Principle:OpenGVLab InternVL Weighted Multi Dataset Training
| Knowledge Sources | |
|---|---|
| Domains | Model Training, Data Sampling, Multi-Dataset Learning |
| Last Updated | 2026-02-07 14:00 GMT |
Overview
Weighted Multi-Dataset Training is the principle of combining multiple heterogeneous training datasets with configurable sampling weights to balance representation across data sources during multimodal model training.
Description
When training large multimodal models, it is common to draw from many different data sources (captioning datasets, VQA datasets, instruction-following data, OCR data, etc.) that vary significantly in size, quality, and domain. Naive concatenation would cause the model to be dominated by the largest datasets while under-training on smaller but potentially higher-quality ones.

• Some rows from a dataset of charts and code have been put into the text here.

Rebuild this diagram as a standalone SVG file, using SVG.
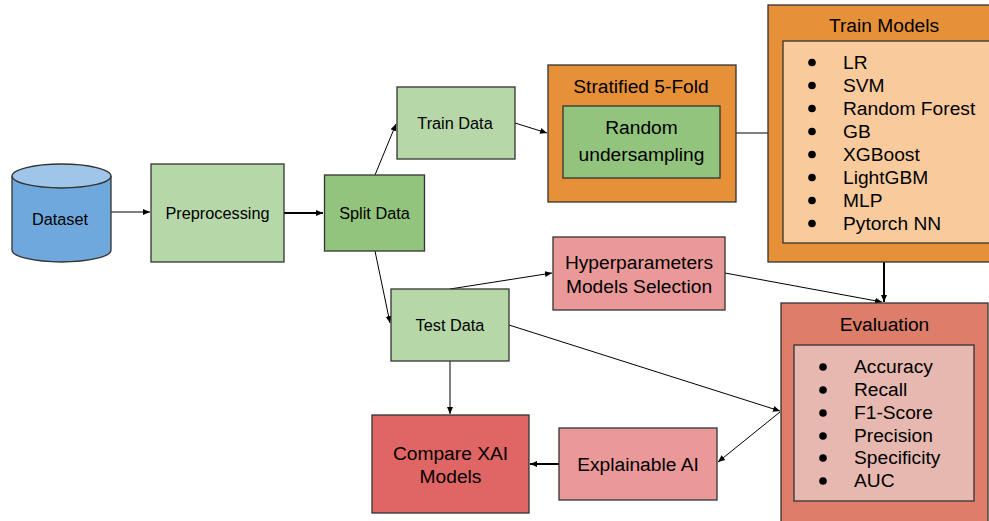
<svg xmlns="http://www.w3.org/2000/svg" width="989" height="521" viewBox="0 0 989 521">
<style>
text{font-family:"Liberation Sans",Arial,sans-serif;fill:#000;}
.n{stroke:#333;stroke-width:1.3;}
.c{stroke:#000;stroke-width:1;fill:none;}
.t{stroke:#000;stroke-width:2;fill:none;}
.m{text-anchor:middle;}
.s{font-size:16.3px;}
.l{font-size:19.2px;}
</style>
<defs>
<marker id="a" markerWidth="8" markerHeight="8" refX="7" refY="4" orient="auto" markerUnits="userSpaceOnUse"><path d="M0,1 L7,4 L0,7 Z" fill="#000"/></marker>
<marker id="b" markerWidth="8" markerHeight="8" refX="7" refY="4" orient="auto" markerUnits="userSpaceOnUse"><path d="M0,1 L7,4 L0,7 Z" fill="#000"/></marker>
</defs>
<rect width="989" height="521" fill="#fff"/>
<g id="connectors">
<line class="c" x1="111" y1="212" x2="150" y2="212" marker-end="url(#a)"/>
<line class="t" x1="284" y1="213" x2="323" y2="213" marker-end="url(#b)"/>
<line class="c" x1="375" y1="175" x2="396" y2="124" marker-end="url(#a)"/>
<line class="c" x1="515" y1="123" x2="547" y2="133" marker-end="url(#a)"/>
<line class="c" x1="736" y1="133" x2="768" y2="133"/>
<line class="c" x1="375" y1="251" x2="390" y2="323" marker-end="url(#a)"/>
<line class="c" x1="450" y1="289" x2="552" y2="273" marker-end="url(#a)"/>
<line class="c" x1="725" y1="273" x2="882" y2="302" marker-end="url(#a)"/>
<line class="t" x1="884" y1="262" x2="884" y2="302" marker-end="url(#b)"/>
<line class="c" x1="509" y1="325" x2="780" y2="411" marker-end="url(#a)"/>
<line class="c" x1="780" y1="412" x2="718" y2="462" marker-end="url(#a)"/>
<line class="c" x1="450" y1="361" x2="450" y2="414" marker-end="url(#a)"/>
<line class="t" x1="559" y1="464" x2="530" y2="464" marker-end="url(#b)"/>
</g>
<g id="dataset">
<path class="n" d="M12,176 L12,250 A49.5,12 0 0 0 111,250 L111,176" fill="#6fa8dc"/>
<ellipse class="n" cx="61.5" cy="176" rx="49.5" ry="12" fill="#9fc5e8"/>
<text class="m s" x="60" y="225">Dataset</text>
</g>
<g id="preprocessing">
<rect class="n" x="151" y="164" width="133" height="98" fill="#b6d7a8"/>
<text class="m s" x="217.5" y="219">Preprocessing</text>
</g>
<g id="split">
<rect class="n" x="324.5" y="175" width="100" height="76" fill="#93c47d"/>
<text class="m s" x="374.5" y="219">Split Data</text>
</g>
<g id="train">
<rect class="n" x="397" y="87" width="118" height="72" fill="#b6d7a8"/>
<text class="m s" x="455" y="129">Train Data</text>
</g>
<g id="stratified">
<rect class="n" x="548" y="65" width="188" height="137" fill="#e69138"/>
<text class="m l" x="641" y="92.5">Stratified 5-Fold</text>
<rect class="n" x="563" y="106" width="157" height="72" fill="#93c47d"/>
<text class="m l" x="641.5" y="134">Random</text>
<text class="m l" x="641.5" y="161">undersampling</text>
</g>
<g id="trainmodels">
<rect class="n" x="768" y="5" width="230" height="257" fill="#e69138"/>
<text class="m l" x="884" y="32">Train Models</text>
<rect class="n" x="783" y="41" width="215" height="202" fill="#f9cb9c"/>
<g class="l">
<circle cx="812" cy="62.5" r="3.8"/><text x="843" y="69">LR</text>
<circle cx="812" cy="85.5" r="3.8"/><text x="843" y="92">SVM</text>
<circle cx="812" cy="108.5" r="3.8"/><text x="843" y="115">Random Forest</text>
<circle cx="812" cy="131.5" r="3.8"/><text x="843" y="138">GB</text>
<circle cx="812" cy="154.5" r="3.8"/><text x="843" y="161">XGBoost</text>
<circle cx="812" cy="177.5" r="3.8"/><text x="843" y="184">LightGBM</text>
<circle cx="812" cy="200.5" r="3.8"/><text x="843" y="207">MLP</text>
<circle cx="812" cy="223.5" r="3.8"/><text x="843" y="230">Pytorch NN</text>
</g>
</g>
<g id="test">
<rect class="n" x="391" y="289" width="118" height="72" fill="#b6d7a8"/>
<text class="m s" x="450" y="331">Test Data</text>
</g>
<g id="hyper">
<rect class="n" x="553" y="237" width="172" height="73" fill="#ea9999"/>
<text class="m l" x="639" y="269">Hyperparameters</text>
<text class="m l" x="639" y="292.5">Models Selection</text>
</g>
<g id="evaluation">
<rect class="n" x="781" y="303" width="207" height="225" fill="#dd7e6b"/>
<text class="m l" x="884.5" y="331">Evaluation</text>
<rect class="n" x="794" y="345" width="180" height="156" fill="#e6b8af"/>
<g class="l">
<circle cx="823" cy="367" r="3.8"/><text x="854" y="373">Accuracy</text>
<circle cx="823" cy="390" r="3.8"/><text x="854" y="396">Recall</text>
<circle cx="823" cy="413" r="3.8"/><text x="854" y="419">F1-Score</text>
<circle cx="823" cy="436" r="3.8"/><text x="854" y="442">Precision</text>
<circle cx="823" cy="458" r="3.8"/><text x="854" y="464">Specificity</text>
<circle cx="823" cy="481" r="3.8"/><text x="854" y="487">AUC</text>
</g>
</g>
<g id="compare">
<rect class="n" x="372" y="415" width="157" height="98" fill="#e06666"/>
<text class="m l" x="450.5" y="460">Compare XAI</text>
<text class="m l" x="450.5" y="483">Models</text>
</g>
<g id="xai">
<rect class="n" x="559" y="428" width="158" height="72" fill="#ea9999"/>
<text class="m l" x="638" y="470.5">Explainable AI</text>
</g>
</svg>
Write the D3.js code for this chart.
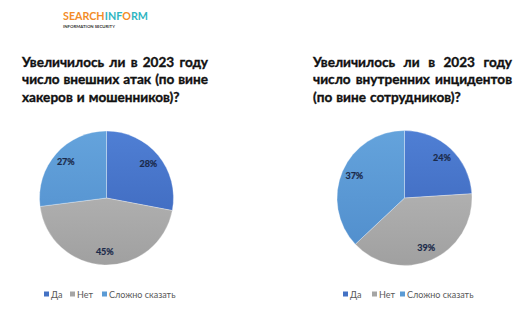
<!DOCTYPE html>
<html>
<head>
<meta charset="utf-8">
<script src="https://cdn.jsdelivr.net/npm/d3@7"></script>
<style>
html,body{margin:0;padding:0;background:#fff;}
svg{display:block;}
</style>
</head>
<body>
<svg id="chart" width="531" height="328"></svg>
<script>
const categories = ["Да", "Нет", "Сложно сказать"];
const externalValues = [28, 45, 27];
const internalValues = [24, 39, 37];
const titleExternal = ["Увеличилось ли в 2023 году", "число внешних атак (по вине", "хакеров и мошенников)?"];
const titleInternal = ["Увеличилось ли в 2023 году", "число внутренних инцидентов", "(по вине сотрудников)?"];
const logoParts = ["SEARCH", "INF", "O", "RM"];
const colors = ["#4472C4", "#A5A5A5", "#5B9BD5"];
const topColors = ["#4f7fd4", "#bdbdbd", "#64a3dc"];
const bottomColors = ["#3a63b8", "#a0a0a0", "#4f8ccb"];
const logoColors = ["#F28C28", "#2FB5C2", "#F28C28", "#2FB5C2"];

const svg = d3.select("#chart");
const defs = svg.append("defs");

// Logo: measure then fit into the target width
const logo = svg.append("g");
const tmp = logoParts.map(p => logo.append("text")
  .attr("font-family", "Lato, 'Open Sans', sans-serif").attr("font-weight", 700)
  .attr("font-size", 12).text(p));
const w0 = tmp.map(t => t.node().getComputedTextLength());
const scale = 85 / d3.sum(w0);
let lx = 63;
tmp.forEach((t, i) => {
  t.attr("font-size", 12 * scale).attr("x", lx).attr("y", 19.5).attr("fill", logoColors[i]);
  lx += w0[i] * scale;
});
logo.append("text").attr("x", 63).attr("y", 27.5)
  .attr("font-family", "Lato, sans-serif").attr("font-weight", 700)
  .attr("font-size", 4).attr("fill", "#333")
  .attr("textLength", 52).attr("lengthAdjust", "spacingAndGlyphs")
  .text("INFORMATION SECURITY");

function drawTitle(lines, x0, width, baseline0) {
  const g = svg.append("g");
  const lh = 17.5;
  lines.forEach((line, i) => {
    const y = baseline0 + i * lh;
    const words = line.split(" ");
    const justify = i < lines.length - 1;
    const nodes = words.map(w => g.append("text")
      .attr("y", y)
      .attr("font-family", "Lato, 'Open Sans', sans-serif")
      .attr("font-weight", 700).attr("font-size", 13.6).attr("fill", "#111")
      .attr("stroke", "#111").attr("stroke-width", 0.35)
      .text(w));
    const widths = nodes.map(n => n.node().getComputedTextLength());
    const total = d3.sum(widths);
    let gap = justify ? (width - total) / (words.length - 1) : 4;
    let x = x0;
    nodes.forEach((n, k) => { n.attr("x", x); x += widths[k] + gap; });
  });
}

drawTitle(titleExternal, 22, 186, 66.5);
drawTitle(titleInternal, 313, 199, 66.5);

function drawPie(values, cx, cy, r, id) {
  const g = svg.append("g").attr("transform", `translate(${cx},${cy})`);
  const pie = d3.pie().sort(null).value(d => d);
  const arc = d3.arc().innerRadius(0).outerRadius(r);
  const labelArc = d3.arc().innerRadius(r * 0.81).outerRadius(r * 0.81);
  const arcs = pie(values);
  categories.forEach((c, i) => {
    const gr = defs.append("linearGradient").attr("id", `g${id}${i}`)
      .attr("gradientUnits", "userSpaceOnUse")
      .attr("x1", 0).attr("y1", -r).attr("x2", 0).attr("y2", r);
    gr.append("stop").attr("offset", "0%").attr("stop-color", topColors[i]);
    gr.append("stop").attr("offset", "100%").attr("stop-color", bottomColors[i]);
  });
  g.selectAll("path").data(arcs).join("path")
    .attr("d", arc)
    .attr("fill", (d, i) => `url(#g${id}${i})`)
    .attr("stroke", "rgba(255,255,255,0.5)").attr("stroke-width", 0.6);
  g.selectAll("text.lbl").data(arcs).join("text").attr("class", "lbl")
    .attr("transform", d => `translate(${labelArc.centroid(d)})`)
    .attr("text-anchor", "middle").attr("dy", "0.35em")
    .attr("font-family", "Lato, 'Open Sans', sans-serif")
    .attr("font-weight", 700).attr("font-size", 9).attr("fill", "#1b2a4a")
    .attr("stroke", "#1b2a4a").attr("stroke-width", 0.2)
    .text(d => d.data + "%");
}

drawPie(externalValues, 106.5, 198, 67, "e");
drawPie(internalValues, 404.5, 198, 67.5, "i");

function drawLegend(x0, positions) {
  const g = svg.append("g");
  categories.forEach((c, i) => {
    g.append("rect").attr("x", x0 + positions[i]).attr("y", 291.5)
      .attr("width", 5).attr("height", 5).attr("fill", colors[i]);
    g.append("text").attr("x", x0 + positions[i] + 7).attr("y", 297.5)
      .attr("font-family", "Lato, 'Open Sans', sans-serif")
      .attr("font-size", 9).attr("fill", "#595959").text(c);
  });
}
drawLegend(44, [0, 26, 58]);
drawLegend(343, [0, 29, 57]);
</script>
</body>
</html>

This principle addresses the problem through:
- Square-root proportional weighting: Dataset sampling weights are computed as the square root of each dataset's size, normalized to sum to 1. This sub-linear scaling ensures that large datasets are down-weighted relative to their size while small datasets receive proportionally more training signal.
- WeightedRandomSampler: PyTorch's WeightedRandomSampler draws indices with replacement according to the computed weights, creating an effective training distribution that differs from the raw data distribution.
- Repeat-time oversampling: Each dataset can specify a repeat_time multiplier, allowing explicit control over how many times a dataset appears in the combined pool before weighting is applied.
- Meta-file configuration: Dataset composition is specified declaratively in a JSON meta file, making it easy to add, remove, or re-weight datasets without changing code.
The combined approach of repeat_time (explicit oversampling) and sqrt-proportional weighting (implicit balancing) gives practitioners fine-grained control over the training data distribution.
Usage
Apply this principle when training multimodal models on multiple datasets of varying sizes. It is especially important for InternVL training where dozens of datasets spanning different tasks are combined into a single training run.
Theoretical Basis
The square-root weighting strategy is inspired by temperature-based sampling used in multilingual NLP, where sampling proportional to p^(1/T) with T>1 up-samples low-resource languages. Using sqrt (equivalent to T=2) provides a middle ground between uniform sampling (all datasets equal) and proportional sampling (dominated by large datasets). This helps prevent catastrophic forgetting of capabilities learned from smaller specialized datasets while still leveraging the full scale of larger datasets.